When I opened the front door, my mother was standing in the hallway.   “You’re home early,” she said. “Everything OK?”

“Swell,” I said. “By the way, dad and what’s-her-name are moving to California.”

“I know,” my mom said.

“He’s a complete douchebag.   I can’t believe he’d leave you for her.”

“That’s very sweet of you,” she said. “I appreciate the vote of confidence.”

She looked really tired, and maybe like she had been crying. “Sure,” she said. “And sad, and a whole bunch of other things too. But I guess I don’t think of your father as a douchebag, as you so delicately put it. We all do some great things in life, and some not so great things. It’s not so easy to say what it all adds up to.”

Personally, I hate that ‘we’re all sinners in the eyes of god’ stuff. If I were god, I’m pretty sure I’d notice that some people were douchebags and some weren’t, and I’d want to save the smiting and the boils and all the rest of that jazz for the ones who were.

“I think I’ve had enough of this day,” I said. “I’m going to bed.”

When I got to my room, I logged on to my computer. There was an e-mail from my dad. I sent it to trash without reading it and emptied the trash. The next day, there was another one, which I also trashed. After a few days, the e-mails stopped coming. Then I came home to find a box from Amazon on my desk. Without thinking, I opened it. It was from my dad. Smullyan of course. I should have guessed. I threw the book in the wastepaper basket. Over the next few weeks, two more packages arrived, and three letters. I threw all of them in the trash, unopened.

Last week, I went into my mom’s bedroom, looking for a pair of scissors. There, stacked on the bottom shelf of her bedside table, were all the packages and letters from my dad, still unopened. My mom came in just then, and saw me staring at them.

"You know, Louise, sometimes it’s harder than you think to stop loving someone.”

“Yeah, and sometimes it isn’t.”

To tell you the truth, I’m getting a little sick of paradoxes. Last week I decided I’m going to teach myself geometry instead. My math teacher says that if I can get through the whole course by May, he’ll let me skip 9th grade math next year. I’ve also gotten hooked on internet scrabble. You can log on any hour of the day or night, and somewhere in the world someone is just sitting there waiting for you to show up. Pretty cool, huh?

The other day, my mom had the radio on in the car, and some science dude was talking about Darwin. The interviewer asked him, “Did Darwin think it was possible to believe in evolution and also believe in god?”  The science dude said, “Yes, I think he did. And of course we know he was right. After all, millions of people do it every day.”

I don’t think the two of them meant the same thing by “possible.” Me, I’m with the interviewer. Of course it is possible to believe anything, no matter how obviously untrue it is. After all, millions of people do it every day.  The question is, is it reasonable?

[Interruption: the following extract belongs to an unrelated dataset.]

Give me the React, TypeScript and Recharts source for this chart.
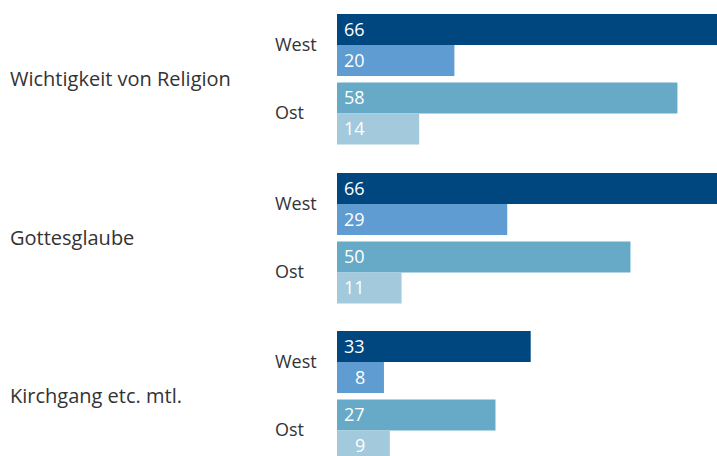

Take me. I used to believe that my dad loved me more than anyone else in the world. I kept believing it even after he moved out, falling for those stupid Smullyan puzzles and emails and Friday night dinners. But at a certain point, the evidence on the other side becomes overwhelming. If you still can’t let it go, then it pretty much goes without saying that you have no one to blame but yourself.

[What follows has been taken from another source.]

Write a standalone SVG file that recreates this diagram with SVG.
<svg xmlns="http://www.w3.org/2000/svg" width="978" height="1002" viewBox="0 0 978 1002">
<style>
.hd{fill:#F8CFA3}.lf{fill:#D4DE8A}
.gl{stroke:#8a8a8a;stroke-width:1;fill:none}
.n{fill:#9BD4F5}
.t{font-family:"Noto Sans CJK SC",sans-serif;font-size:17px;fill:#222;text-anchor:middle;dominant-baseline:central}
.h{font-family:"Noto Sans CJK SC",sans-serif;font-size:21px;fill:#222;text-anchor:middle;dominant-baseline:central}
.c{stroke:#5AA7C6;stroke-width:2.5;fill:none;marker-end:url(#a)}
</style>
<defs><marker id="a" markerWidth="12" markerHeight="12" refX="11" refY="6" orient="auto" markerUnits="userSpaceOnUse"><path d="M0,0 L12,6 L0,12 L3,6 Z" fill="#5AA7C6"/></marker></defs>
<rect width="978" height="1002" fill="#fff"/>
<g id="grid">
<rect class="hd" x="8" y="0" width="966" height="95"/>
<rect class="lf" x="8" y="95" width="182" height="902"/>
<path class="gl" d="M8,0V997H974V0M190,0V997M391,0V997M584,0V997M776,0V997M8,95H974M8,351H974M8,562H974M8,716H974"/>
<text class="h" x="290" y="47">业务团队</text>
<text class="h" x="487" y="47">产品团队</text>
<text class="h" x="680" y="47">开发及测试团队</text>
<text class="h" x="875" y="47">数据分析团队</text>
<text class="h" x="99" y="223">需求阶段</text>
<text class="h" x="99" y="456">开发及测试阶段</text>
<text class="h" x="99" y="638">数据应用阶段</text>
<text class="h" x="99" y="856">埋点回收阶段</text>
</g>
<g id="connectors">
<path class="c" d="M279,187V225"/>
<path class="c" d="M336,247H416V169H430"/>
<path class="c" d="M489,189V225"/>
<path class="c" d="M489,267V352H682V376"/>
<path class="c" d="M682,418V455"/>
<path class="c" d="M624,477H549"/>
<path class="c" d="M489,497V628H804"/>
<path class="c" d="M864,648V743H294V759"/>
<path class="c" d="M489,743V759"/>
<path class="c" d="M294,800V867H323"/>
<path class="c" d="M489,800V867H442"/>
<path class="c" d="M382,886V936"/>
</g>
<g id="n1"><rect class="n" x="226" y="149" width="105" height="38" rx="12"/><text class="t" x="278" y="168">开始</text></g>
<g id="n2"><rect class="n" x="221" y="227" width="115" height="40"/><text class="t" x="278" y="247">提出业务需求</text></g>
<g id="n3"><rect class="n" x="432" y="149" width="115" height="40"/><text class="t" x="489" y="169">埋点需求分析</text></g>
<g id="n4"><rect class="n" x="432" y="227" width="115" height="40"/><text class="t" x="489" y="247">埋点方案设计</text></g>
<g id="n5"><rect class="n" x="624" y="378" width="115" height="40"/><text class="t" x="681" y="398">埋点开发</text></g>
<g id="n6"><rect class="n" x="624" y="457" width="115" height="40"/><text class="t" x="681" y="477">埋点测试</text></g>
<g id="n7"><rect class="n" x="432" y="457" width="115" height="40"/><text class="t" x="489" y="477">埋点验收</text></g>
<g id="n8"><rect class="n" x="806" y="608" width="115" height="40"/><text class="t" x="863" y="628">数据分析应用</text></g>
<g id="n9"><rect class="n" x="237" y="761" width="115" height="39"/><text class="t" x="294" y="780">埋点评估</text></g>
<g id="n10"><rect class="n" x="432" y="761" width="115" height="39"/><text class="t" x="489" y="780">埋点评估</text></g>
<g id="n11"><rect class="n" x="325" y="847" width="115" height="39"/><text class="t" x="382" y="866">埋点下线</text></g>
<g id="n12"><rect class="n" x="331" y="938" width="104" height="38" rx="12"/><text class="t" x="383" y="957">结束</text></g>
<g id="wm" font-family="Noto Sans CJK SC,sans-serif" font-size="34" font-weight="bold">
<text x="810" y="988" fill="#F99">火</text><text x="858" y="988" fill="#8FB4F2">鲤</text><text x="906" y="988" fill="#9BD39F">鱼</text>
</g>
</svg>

There’s a great passage near the end of Russell’s autobiography, where he’s describing a time in his life when he was really unhappy. He says:  “Pain made me sentimental, and I used to construct phrases such as ‘Our hearts build precious shrines for the ashes of dead hopes.’” I love that sentence, because it really nails how ridiculous people are. They talk about love as if it were a living thing, like a virus, that gets inside you and digs in for the long haul.

But it isn’t. It’s just an idea about someone, about what they are to you.   It exists only because you are willing to think it, and when you stop thinking it, it’s gone. Of course, you can’t always stop thinking something, just like that. Sometimes you really have to work at it.